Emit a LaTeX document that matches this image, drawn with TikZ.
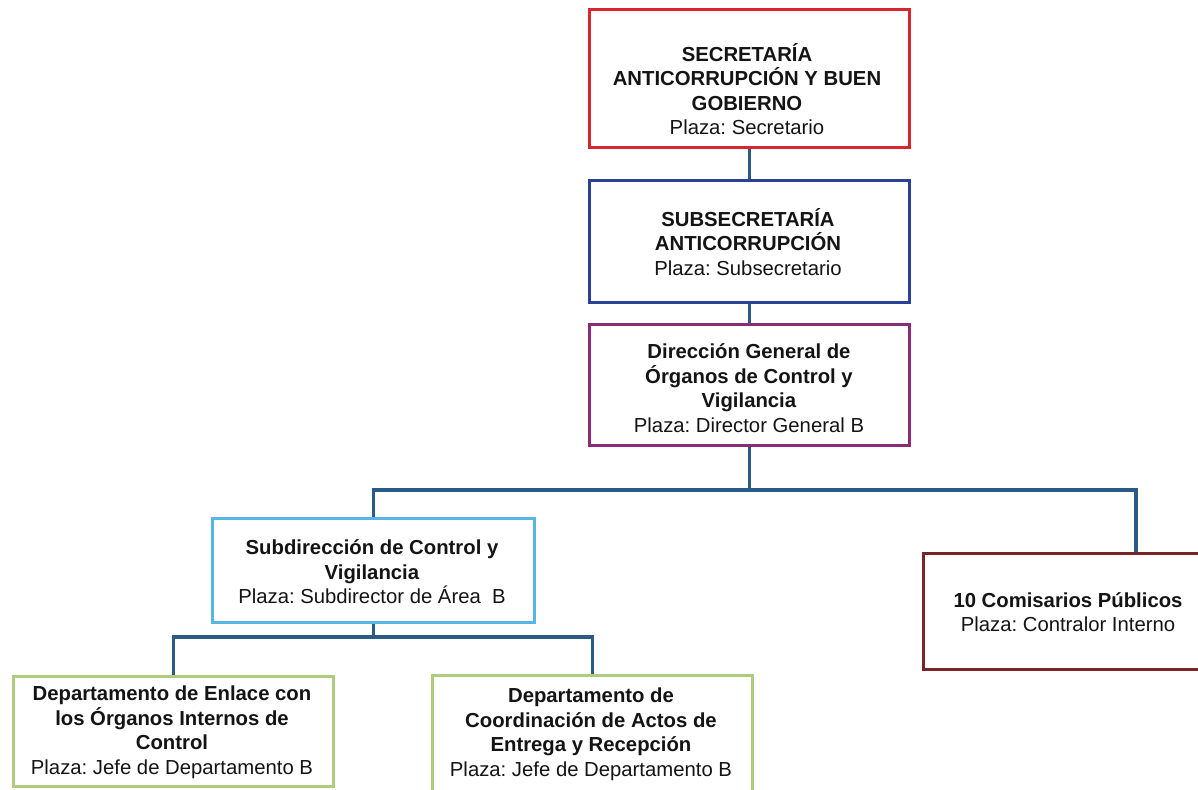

________

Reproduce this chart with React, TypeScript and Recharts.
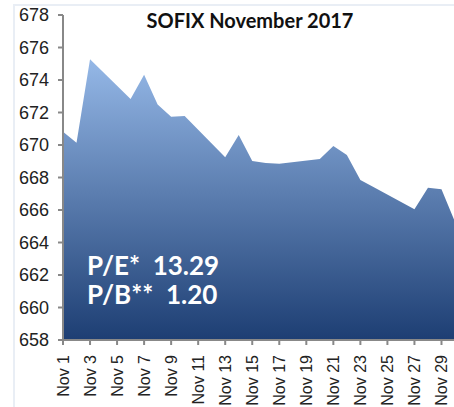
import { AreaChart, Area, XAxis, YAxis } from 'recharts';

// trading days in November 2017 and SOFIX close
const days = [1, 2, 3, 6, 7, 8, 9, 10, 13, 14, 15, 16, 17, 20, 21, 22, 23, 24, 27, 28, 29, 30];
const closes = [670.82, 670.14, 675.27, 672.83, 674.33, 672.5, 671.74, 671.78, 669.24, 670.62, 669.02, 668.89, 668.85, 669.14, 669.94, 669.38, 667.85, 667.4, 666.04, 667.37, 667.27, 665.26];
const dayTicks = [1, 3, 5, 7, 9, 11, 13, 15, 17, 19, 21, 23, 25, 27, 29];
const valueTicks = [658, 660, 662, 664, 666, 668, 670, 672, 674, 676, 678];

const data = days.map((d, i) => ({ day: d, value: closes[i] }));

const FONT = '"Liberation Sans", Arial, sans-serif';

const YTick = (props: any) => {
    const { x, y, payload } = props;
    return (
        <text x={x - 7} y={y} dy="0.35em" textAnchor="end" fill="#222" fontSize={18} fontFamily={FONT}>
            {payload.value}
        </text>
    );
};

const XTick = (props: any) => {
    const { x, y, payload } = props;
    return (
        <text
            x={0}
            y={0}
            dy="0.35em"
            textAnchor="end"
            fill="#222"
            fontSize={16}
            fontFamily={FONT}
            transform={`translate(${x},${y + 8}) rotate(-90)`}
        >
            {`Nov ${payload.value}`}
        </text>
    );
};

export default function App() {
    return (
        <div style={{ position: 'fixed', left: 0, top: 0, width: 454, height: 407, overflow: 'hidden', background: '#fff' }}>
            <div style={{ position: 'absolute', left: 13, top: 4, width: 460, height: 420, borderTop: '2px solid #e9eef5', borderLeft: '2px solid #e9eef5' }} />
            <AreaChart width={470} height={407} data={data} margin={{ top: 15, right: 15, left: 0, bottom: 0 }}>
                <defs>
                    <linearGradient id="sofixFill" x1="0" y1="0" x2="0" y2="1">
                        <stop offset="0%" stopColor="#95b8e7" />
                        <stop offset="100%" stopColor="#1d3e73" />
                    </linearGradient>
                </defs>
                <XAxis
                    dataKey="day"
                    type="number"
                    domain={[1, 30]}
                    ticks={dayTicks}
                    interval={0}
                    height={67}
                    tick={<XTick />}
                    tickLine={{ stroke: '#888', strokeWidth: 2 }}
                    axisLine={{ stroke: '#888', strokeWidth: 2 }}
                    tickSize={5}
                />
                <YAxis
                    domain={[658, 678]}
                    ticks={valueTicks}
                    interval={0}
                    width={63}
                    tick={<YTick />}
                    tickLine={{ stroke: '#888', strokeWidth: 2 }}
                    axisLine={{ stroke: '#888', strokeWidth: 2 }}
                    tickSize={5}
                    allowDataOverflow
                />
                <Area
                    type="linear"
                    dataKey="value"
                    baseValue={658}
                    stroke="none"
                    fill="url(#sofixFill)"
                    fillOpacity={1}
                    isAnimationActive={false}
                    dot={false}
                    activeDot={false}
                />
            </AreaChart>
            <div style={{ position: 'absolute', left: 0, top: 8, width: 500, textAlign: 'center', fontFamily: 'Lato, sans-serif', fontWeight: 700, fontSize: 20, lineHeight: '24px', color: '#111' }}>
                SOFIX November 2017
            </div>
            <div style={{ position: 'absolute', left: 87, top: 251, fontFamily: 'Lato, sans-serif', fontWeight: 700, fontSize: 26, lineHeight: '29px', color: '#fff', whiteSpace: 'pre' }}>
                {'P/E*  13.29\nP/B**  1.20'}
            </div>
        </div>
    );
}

________

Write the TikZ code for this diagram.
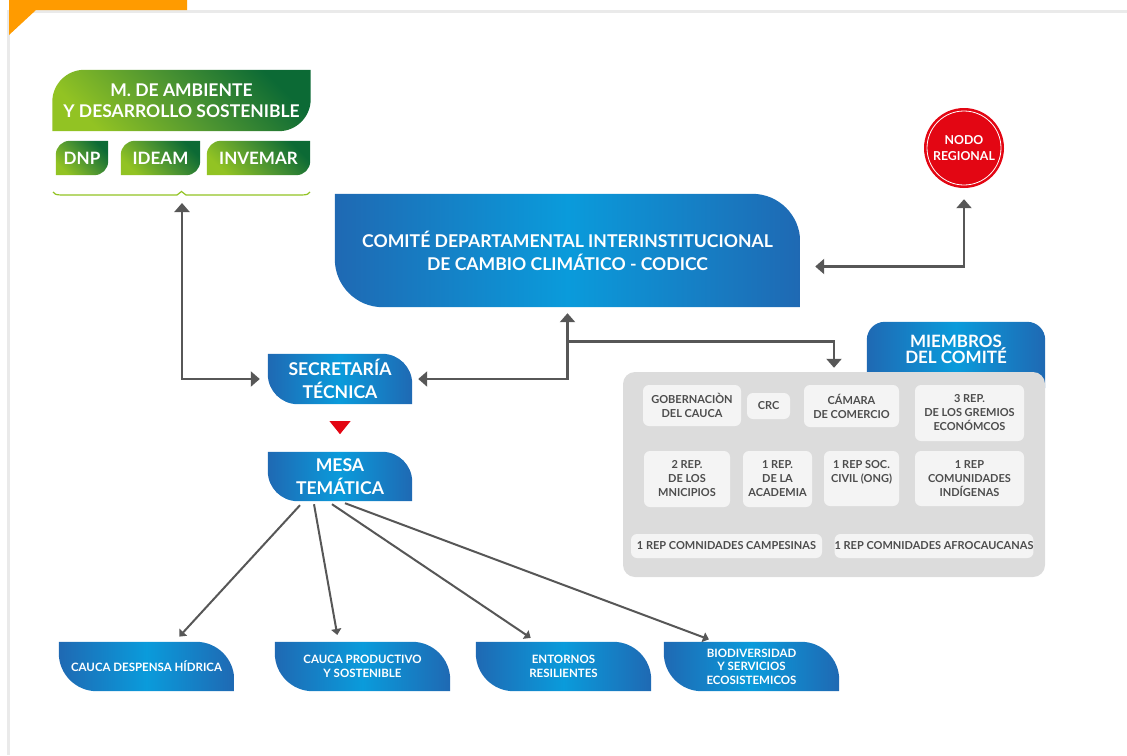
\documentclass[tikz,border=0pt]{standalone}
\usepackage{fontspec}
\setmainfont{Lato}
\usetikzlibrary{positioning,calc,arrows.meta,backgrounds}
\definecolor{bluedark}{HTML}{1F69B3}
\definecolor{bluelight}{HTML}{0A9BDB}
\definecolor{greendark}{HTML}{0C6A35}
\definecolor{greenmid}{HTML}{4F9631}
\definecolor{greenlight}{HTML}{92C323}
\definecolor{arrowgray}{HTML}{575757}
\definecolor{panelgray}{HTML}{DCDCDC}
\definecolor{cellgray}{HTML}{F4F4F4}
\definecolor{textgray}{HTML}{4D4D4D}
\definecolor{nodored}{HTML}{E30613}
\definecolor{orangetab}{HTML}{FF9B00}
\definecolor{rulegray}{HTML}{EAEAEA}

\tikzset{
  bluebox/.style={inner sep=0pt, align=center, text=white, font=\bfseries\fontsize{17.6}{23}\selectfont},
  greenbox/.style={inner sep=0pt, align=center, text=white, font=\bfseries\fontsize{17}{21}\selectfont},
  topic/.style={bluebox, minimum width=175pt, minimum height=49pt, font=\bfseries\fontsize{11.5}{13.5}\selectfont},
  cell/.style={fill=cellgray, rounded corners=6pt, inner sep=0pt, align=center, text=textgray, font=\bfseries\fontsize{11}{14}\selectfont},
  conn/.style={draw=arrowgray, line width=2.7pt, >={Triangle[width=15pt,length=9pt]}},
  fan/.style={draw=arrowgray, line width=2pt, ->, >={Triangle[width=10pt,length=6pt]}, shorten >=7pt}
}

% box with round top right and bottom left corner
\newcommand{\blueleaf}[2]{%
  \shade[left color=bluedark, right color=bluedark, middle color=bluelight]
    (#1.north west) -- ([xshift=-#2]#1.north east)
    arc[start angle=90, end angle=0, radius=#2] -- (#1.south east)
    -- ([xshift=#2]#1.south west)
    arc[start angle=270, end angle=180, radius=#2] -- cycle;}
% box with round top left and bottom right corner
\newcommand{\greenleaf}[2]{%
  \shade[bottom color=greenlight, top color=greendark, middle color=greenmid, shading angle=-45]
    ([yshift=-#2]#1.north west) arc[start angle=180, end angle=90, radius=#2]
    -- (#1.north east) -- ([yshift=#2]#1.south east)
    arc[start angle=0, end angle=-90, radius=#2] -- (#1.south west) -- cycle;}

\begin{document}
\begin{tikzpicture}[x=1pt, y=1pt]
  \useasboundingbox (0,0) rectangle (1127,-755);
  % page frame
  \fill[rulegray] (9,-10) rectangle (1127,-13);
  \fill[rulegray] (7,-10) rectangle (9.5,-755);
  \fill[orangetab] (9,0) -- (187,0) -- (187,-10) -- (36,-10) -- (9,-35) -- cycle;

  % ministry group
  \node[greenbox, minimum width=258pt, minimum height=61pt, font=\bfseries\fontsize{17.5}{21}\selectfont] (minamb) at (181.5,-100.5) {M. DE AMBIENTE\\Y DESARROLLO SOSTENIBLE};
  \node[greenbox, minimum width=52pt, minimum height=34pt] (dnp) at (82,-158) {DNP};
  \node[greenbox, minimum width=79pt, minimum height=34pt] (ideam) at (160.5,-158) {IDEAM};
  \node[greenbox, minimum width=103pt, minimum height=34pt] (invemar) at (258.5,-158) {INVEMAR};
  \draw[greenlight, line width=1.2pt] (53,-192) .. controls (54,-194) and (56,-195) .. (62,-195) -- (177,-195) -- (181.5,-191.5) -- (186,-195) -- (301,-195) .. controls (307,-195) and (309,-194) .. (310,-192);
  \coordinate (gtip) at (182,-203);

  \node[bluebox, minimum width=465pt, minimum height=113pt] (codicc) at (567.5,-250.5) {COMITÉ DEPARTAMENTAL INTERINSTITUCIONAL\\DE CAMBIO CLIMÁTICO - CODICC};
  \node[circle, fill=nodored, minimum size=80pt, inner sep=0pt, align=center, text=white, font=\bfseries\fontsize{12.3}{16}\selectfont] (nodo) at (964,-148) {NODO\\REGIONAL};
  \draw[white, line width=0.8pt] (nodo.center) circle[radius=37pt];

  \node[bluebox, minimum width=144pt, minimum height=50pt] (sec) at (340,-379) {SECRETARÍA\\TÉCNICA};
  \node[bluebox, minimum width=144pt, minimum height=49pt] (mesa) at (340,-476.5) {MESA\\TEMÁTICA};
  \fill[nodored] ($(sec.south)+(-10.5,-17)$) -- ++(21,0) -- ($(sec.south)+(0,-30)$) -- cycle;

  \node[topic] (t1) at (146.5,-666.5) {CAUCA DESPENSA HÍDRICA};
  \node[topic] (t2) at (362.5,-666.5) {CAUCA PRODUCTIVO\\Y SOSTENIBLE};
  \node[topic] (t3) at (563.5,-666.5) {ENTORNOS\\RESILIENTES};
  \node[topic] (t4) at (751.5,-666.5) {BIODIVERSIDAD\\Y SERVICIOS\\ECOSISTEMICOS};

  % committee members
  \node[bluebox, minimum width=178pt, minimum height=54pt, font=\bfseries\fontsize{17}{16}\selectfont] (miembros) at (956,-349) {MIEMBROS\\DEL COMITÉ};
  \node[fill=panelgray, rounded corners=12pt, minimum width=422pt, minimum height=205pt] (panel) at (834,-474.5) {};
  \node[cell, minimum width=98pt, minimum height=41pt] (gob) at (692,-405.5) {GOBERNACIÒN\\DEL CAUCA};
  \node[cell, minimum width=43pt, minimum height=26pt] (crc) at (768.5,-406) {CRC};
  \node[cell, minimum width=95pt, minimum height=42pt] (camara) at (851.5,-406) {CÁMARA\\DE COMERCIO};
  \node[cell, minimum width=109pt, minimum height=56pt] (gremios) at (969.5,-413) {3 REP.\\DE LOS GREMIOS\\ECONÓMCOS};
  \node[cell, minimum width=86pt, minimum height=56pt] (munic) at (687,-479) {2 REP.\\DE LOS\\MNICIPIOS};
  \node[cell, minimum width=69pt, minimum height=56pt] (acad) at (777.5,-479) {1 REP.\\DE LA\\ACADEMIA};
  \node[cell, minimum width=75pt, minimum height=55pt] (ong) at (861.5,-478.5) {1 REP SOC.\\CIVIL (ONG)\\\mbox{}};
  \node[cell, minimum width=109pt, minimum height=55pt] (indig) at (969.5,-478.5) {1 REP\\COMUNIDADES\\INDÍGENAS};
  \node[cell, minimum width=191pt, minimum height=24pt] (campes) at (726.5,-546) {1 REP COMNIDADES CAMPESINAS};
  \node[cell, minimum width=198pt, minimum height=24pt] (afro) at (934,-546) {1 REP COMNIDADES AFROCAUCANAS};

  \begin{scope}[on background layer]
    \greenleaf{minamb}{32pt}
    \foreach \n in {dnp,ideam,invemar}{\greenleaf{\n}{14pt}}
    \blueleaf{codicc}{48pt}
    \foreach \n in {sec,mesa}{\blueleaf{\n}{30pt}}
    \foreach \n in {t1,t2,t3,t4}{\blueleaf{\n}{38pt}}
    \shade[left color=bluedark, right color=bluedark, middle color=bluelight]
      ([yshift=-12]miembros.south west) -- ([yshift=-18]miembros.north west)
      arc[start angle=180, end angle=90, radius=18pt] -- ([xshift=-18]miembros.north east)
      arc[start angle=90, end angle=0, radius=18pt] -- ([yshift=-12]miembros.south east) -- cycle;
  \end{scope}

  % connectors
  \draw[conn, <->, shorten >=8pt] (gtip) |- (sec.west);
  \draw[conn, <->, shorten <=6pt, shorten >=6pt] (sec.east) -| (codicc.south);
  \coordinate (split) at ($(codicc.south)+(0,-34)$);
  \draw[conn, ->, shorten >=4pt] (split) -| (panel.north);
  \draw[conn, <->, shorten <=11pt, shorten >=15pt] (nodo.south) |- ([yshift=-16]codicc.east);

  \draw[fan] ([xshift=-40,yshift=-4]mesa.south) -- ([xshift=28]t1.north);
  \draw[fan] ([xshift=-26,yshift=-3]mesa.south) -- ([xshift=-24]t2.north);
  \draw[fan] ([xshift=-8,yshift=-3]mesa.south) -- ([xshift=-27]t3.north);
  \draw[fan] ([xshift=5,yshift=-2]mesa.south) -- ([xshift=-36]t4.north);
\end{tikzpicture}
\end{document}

________

Give again, word for word, only the lines starting at the line with "Reproduce this chart" and ending at the line with "Area, XAxis, YAxis", keeping both end lines; pictures stay out.

### EXPECTED ANSWER
Reproduce this chart with React, TypeScript and Recharts.
import { AreaChart, Area, XAxis, YAxis } from 'recharts';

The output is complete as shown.